In lieu of school, how does $40 a day sound? That’s the offer Finance Minister Mike de Jong put on the table for B.C. parents last month, and it has generated plenty of controversy.
De Jong announced that the cash will be paid using savings made from not having to pay teachers during the strike. The program will cost the government about $12 million a day, which is about the same amount of money it costs to run the school system, said de Jong.
De Jong says parents will be able to claim their $40 per day per child through a website set up by the provincial government and may use the money however they see fit.
“There are costs that occur to families and parents when their children aren’t where they should be, which is in school,” said de Jong. “Parents can utilize that money to acquire tutoring for their children, they can use the money to explore other educational opportunities as they see fit and for some parents, it’ll be basic daycare.”

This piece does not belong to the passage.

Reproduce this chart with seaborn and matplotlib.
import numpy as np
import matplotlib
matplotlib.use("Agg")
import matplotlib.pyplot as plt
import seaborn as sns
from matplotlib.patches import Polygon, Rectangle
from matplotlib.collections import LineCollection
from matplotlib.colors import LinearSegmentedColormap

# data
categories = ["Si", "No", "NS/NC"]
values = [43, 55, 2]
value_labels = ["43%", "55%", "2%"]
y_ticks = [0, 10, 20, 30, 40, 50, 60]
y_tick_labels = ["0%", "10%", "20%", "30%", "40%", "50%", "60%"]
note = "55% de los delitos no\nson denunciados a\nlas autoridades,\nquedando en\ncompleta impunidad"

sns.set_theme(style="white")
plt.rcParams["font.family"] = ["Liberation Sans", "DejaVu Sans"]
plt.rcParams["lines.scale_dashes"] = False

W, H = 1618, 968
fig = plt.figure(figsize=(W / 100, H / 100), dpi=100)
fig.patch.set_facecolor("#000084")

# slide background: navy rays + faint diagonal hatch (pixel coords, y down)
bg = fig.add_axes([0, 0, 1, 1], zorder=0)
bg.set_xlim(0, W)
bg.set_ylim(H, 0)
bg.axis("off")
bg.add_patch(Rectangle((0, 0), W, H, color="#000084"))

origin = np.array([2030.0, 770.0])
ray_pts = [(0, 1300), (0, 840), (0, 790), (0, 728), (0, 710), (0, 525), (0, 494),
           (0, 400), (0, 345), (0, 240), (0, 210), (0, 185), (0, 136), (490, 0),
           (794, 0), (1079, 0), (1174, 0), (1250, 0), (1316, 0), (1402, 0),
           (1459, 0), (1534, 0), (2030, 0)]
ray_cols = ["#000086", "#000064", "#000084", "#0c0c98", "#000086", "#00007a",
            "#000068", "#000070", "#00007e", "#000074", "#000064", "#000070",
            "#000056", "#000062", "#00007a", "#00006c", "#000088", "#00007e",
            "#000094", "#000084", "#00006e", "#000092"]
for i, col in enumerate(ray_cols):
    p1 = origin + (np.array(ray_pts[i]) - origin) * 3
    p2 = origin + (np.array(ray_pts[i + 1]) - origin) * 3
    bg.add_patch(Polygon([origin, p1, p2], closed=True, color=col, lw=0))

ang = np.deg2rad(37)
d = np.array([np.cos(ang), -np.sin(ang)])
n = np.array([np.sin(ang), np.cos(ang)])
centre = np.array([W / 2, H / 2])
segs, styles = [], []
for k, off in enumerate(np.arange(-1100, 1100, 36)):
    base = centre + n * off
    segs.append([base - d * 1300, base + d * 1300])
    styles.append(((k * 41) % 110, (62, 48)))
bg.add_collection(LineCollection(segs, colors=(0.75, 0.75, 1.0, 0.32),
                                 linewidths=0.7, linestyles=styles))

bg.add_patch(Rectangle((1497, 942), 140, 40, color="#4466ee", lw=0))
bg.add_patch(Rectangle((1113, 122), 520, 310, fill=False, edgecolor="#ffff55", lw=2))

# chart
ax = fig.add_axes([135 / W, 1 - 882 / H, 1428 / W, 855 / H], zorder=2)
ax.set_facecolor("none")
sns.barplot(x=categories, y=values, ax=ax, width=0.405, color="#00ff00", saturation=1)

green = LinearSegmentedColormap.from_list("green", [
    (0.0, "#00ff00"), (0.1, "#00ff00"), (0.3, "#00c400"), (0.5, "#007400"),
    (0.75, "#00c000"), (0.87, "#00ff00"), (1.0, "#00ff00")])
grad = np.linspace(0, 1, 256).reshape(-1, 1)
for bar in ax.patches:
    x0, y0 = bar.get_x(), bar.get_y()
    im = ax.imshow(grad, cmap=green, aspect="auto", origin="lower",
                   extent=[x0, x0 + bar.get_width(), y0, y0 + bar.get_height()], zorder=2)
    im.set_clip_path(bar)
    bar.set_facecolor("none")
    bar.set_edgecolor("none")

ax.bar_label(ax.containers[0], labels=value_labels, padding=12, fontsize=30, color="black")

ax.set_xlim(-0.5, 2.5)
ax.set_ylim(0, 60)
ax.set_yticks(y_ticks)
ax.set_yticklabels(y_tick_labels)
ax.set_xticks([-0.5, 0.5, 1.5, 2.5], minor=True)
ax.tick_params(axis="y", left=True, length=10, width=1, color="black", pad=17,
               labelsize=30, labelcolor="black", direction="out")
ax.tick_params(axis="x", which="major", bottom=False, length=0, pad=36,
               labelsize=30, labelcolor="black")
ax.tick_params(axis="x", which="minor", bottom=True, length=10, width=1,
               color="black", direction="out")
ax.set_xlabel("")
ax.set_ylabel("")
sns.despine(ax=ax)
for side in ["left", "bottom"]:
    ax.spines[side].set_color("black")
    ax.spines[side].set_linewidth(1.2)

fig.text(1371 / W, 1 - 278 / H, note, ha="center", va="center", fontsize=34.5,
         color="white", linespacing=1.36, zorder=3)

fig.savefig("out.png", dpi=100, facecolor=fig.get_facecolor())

De Jong said the government would pay out the money quickly, possibly in early October, although he hoped the contingency plan wouldn’t be needed and a settlement would be forthcoming.

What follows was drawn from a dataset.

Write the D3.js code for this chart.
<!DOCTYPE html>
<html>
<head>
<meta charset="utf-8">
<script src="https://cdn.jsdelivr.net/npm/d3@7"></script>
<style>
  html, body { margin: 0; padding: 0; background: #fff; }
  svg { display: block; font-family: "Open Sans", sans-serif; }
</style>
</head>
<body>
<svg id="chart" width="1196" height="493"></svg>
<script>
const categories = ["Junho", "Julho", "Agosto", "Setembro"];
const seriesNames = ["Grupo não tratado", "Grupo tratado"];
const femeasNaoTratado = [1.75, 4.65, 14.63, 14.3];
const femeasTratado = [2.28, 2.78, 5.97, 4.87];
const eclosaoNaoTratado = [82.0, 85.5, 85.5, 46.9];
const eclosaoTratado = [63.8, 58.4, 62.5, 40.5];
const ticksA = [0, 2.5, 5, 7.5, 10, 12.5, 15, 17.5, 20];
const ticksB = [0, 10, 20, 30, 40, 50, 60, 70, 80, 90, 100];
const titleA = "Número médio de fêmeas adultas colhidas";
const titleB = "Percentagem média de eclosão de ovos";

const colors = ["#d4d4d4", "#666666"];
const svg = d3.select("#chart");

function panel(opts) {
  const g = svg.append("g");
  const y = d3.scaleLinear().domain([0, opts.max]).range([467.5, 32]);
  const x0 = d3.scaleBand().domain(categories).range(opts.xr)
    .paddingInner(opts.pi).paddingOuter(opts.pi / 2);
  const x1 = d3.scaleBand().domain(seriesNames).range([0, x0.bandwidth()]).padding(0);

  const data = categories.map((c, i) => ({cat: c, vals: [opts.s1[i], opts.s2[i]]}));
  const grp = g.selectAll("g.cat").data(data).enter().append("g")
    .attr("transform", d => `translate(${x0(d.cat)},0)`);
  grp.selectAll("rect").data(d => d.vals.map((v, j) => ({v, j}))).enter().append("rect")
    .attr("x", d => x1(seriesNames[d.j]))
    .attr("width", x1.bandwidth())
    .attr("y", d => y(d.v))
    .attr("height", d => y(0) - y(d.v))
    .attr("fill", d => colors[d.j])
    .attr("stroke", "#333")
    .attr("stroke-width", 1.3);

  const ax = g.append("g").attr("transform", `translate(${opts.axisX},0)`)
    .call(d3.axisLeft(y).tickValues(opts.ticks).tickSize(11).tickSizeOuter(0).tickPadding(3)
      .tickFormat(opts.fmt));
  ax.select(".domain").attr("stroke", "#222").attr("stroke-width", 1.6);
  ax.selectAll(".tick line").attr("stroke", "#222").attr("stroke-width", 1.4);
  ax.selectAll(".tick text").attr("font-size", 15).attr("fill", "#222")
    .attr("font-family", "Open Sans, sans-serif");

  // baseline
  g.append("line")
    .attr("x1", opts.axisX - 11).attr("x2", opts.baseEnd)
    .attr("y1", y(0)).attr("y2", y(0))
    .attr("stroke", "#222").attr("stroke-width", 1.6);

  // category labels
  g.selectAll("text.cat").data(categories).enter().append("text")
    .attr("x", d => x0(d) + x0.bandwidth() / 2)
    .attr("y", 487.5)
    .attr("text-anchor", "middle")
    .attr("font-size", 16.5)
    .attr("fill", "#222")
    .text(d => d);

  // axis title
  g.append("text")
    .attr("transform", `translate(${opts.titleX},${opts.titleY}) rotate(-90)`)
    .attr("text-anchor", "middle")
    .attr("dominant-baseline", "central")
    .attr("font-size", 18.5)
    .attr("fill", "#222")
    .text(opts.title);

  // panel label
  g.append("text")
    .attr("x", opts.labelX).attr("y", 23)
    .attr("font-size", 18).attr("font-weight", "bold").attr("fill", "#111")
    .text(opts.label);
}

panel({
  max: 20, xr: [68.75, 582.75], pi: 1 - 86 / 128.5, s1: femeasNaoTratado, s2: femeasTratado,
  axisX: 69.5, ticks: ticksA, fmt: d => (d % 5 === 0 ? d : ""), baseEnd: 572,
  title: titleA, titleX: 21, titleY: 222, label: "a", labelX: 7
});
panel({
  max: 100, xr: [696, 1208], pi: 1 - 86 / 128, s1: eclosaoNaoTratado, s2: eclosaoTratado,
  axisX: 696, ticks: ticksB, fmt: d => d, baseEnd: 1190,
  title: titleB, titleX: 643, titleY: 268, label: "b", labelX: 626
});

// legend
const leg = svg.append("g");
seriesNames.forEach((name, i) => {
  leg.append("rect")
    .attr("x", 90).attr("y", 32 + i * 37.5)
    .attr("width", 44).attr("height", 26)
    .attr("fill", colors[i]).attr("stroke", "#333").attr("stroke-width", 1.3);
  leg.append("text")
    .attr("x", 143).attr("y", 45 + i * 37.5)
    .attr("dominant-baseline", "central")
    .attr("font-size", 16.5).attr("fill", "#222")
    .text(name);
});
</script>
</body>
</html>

BCTF President Jim Iker called the move a ‘blatant and divisive attempt to prolong disruption in B.C. schools.’ Iker called on the government to resume negotiations in a meaningful manner.

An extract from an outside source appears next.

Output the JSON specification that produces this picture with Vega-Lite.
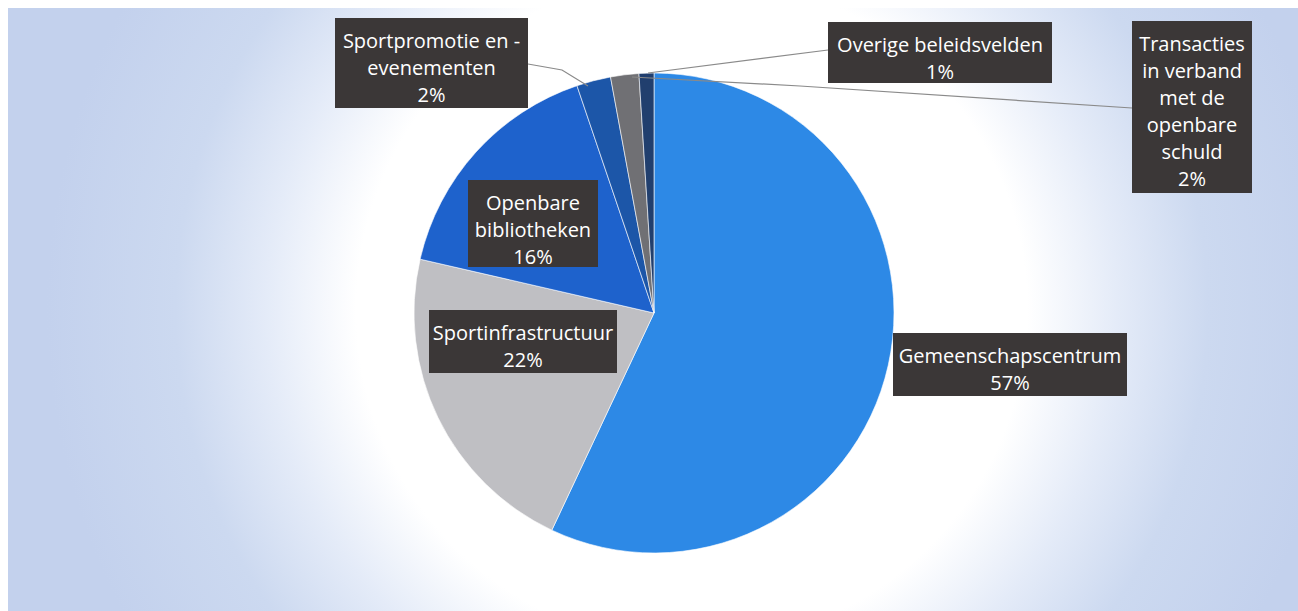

That however, may be hard to accomplish. Thus far two mediators have rejected offers to become involved in the dispute, saying both sides are too far apart for mediation to succeed, and the only provincially-appointed facilitator has stepped down citing a lack of faith from the BCTF.
Local SD 49 Union Representative Coleen Fraser said she didn’t believe the government was being sincere in their $40 offer, stating it was more likely a move to goad teachers in the middle of the summer.
Fraser also said that she believes the government is more interested in splintering the union and dismantling public education, citing the millions of dollars the government is spending to appeal the two recent court rulings that have upheld the teachers’ position on contracts.
“The government isn’t sincere about coming to an agreement because their intent is to break the union so that there isn’t a strong voice for public education,” said Fraser. “What they would really like is for the BCTF to be out of the way.”
However, the BCTF isn’t out of the way and if past action is any indication, that won’t be happening any time soon. “It isn’t about our wages or benefits, it is about standing up for the kids in our classes, making sure that they get the services they need,” said Fraser. “A government that claims to put ‘Families First’ needs to be willing to actually invest in them!”